When ECU researchers examined 968 women from the late 1990s – and then followed their health status for more than 15 years – they found a link between AAC and late-life dementia.

The abdominal aorta doesn’t carry blood directly to the brain, but has a major role in regulating central blood pressure.

Aortic stiffness (including calcification) affects central blood pressure  “which leads to damage to low-resistance organs, such as the kidneys and brain”.

The study, published last year, found that “one in two older women had medium to high levels of AAC, and these women were twice as likely to be hospitalised or die from a late-life dementia”.

This was independent of other cardiovascular factors or genetic factors.

Read more about that here.

New AI software for identifying AAC

AAC can be detected easily using lateral spine scans from bone density machines – routinely used to screen for osteoporosis. But finding AAC in these scans can require specialist readers and equipment.

As Associate Professor Lewis told TND: “Very extensive AAC is generally quite quick and easy to identify,” he said.

“However smaller areas of AAC can be challenging to identify and differentiate from imaging artefacts, such as overlying structures and bowel gas. You also need to assess these on specialised monitors in dark rooms.”

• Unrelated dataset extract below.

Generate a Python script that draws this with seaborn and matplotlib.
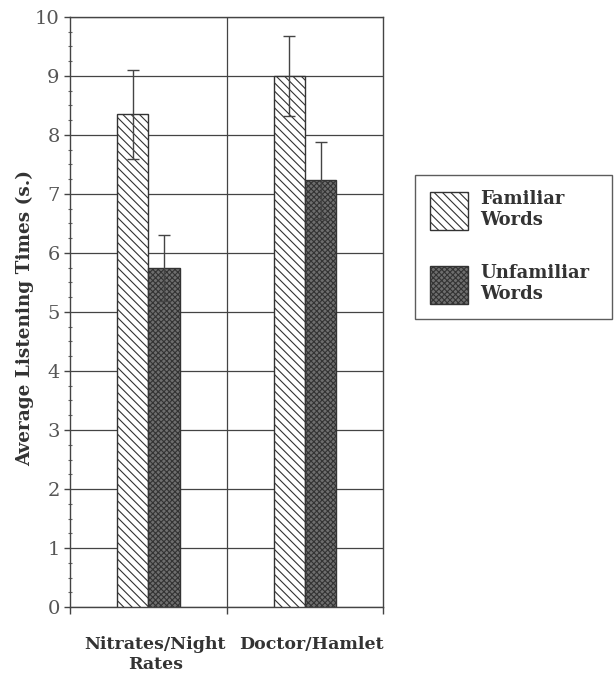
import matplotlib
matplotlib.use("Agg")
import matplotlib.pyplot as plt
import matplotlib.transforms as mtransforms
import seaborn as sns
import pandas as pd
import numpy as np
from matplotlib.patches import Patch
from matplotlib.ticker import MultipleLocator, FixedLocator

categories = ["Nitrates/Night\nRates", "Doctor/Hamlet"]
conditions = ["Familiar\nWords", "Unfamiliar\nWords"]
familiar = [8.35, 9.0]
unfamiliar = [5.75, 7.23]
familiar_err = [0.75, 0.68]
unfamiliar_err = [0.56, 0.65]

df = pd.DataFrame({
    "category": categories * 2,
    "condition": [conditions[0]] * 2 + [conditions[1]] * 2,
    "value": familiar + unfamiliar,
})
errs = familiar_err + unfamiliar_err

sns.set_theme(style="white")
plt.rcParams["font.family"] = ["DejaVu Serif"]
plt.rcParams["hatch.linewidth"] = 0.8

fig = plt.figure(figsize=(6.15, 6.76), dpi=100)
ax = fig.add_axes([0.114, 0.102, 0.509, 0.873])

sns.barplot(data=df, x="category", y="value", hue="condition", order=categories,
            hue_order=conditions, width=0.4, ax=ax, legend=False,
            edgecolor="#222222", linewidth=1.0, errorbar=None, zorder=3)

styles = [dict(facecolor="white", hatch="\\\\\\\\"), dict(facecolor="#6e6e6e", hatch="xxxxxx")]
bars = ax.patches
for i, p in enumerate(bars):
    st = styles[i // 2]
    p.set_facecolor(st["facecolor"])
    p.set_hatch(st["hatch"])
    p.set_edgecolor("#333333")
    x = p.get_x() + p.get_width() / 2
    ax.errorbar(x, p.get_height(), yerr=errs[i], color="#444444", capsize=4,
                elinewidth=1.0, capthick=1.0, zorder=4)

ax.set_xlim(-0.5, 1.5)
ax.set_ylim(0, 10)
ax.yaxis.set_major_locator(MultipleLocator(1))
ax.yaxis.set_minor_locator(MultipleLocator(0.25))
ax.grid(axis="y", which="major", color="#444444", linewidth=0.9, zorder=0)
ax.axvline(0.5, color="#444444", linewidth=0.9, zorder=0)
ax.set_axisbelow(True)

for s in ax.spines.values():
    s.set_visible(True)
    s.set_color("#444444")
    s.set_linewidth(1.0)

ax.tick_params(axis="y", which="major", direction="out", length=4, width=1,
               labelsize=14, colors="#444444", labelcolor="#555555", left=True)
ax.tick_params(axis="y", which="minor", direction="inout", length=3, width=0.8,
               colors="#666666", left=True)
ax.xaxis.set_minor_locator(FixedLocator([-0.5, 0.5, 1.5]))
ax.tick_params(axis="x", which="minor", direction="out", length=5, width=1,
               colors="#444444", bottom=True)
ax.tick_params(axis="x", which="major", length=0, pad=21, labelsize=12.5)
shift = mtransforms.ScaledTranslation(7 / 100, 0, fig.dpi_scale_trans)
for lab in ax.get_xticklabels():
    lab.set_fontweight("bold")
    lab.set_color("#333333")
    lab.set_transform(lab.get_transform() + shift)

ax.set_xlabel("")
ax.set_ylabel("Average Listening Times (s.)", fontsize=13.3, fontweight="bold",
              color="#333333", labelpad=5)
ax.yaxis.set_label_coords(-0.115, 0.49)

handles = [Patch(facecolor=styles[k]["facecolor"], hatch=styles[k]["hatch"],
                 edgecolor="#333333", label=conditions[k]) for k in range(2)]
leg = fig.legend(handles=handles, loc="upper left",
                 bbox_to_anchor=(0.675, 0.541, 0.320, 0.2), mode="expand",
                 frameon=True, fancybox=False, edgecolor="#333333", fontsize=13,
                 handlelength=2.1, handleheight=2.86, labelspacing=1.85,
                 borderpad=0.85, handletextpad=0.65, borderaxespad=0)
leg.get_frame().set_linewidth(1.0)
for t in leg.get_texts():
    t.set_fontweight("bold")
    t.set_color("#333333")

fig.savefig("out.png", dpi=100)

This can take between five and 15 minutes for each image.

To solve this issue, Dr Lewis and company turned to AI machine learning. More than 5000 images were used to train and test what’s known as a convolutional neural network algorithm.

This technology was first made famous in 2017. Thousands of images, taken from the internet, were used to train AI software to diagnose skin cancer. The algorithm reportedly did a better job than dermatologists.

A new ECU study developed software that is able to analyse about 60,000 images in a single day. The misdiagnosis rate was a mere 3 per cent – and the algorithms are a work in progress.

Associate Professor Lewis said: “Since these images and automated scores can be rapidly and easily acquired at the time of bone density testing, this may lead to new approaches in the future for early cardiovascular disease detection and disease monitoring during routine clinical practice.”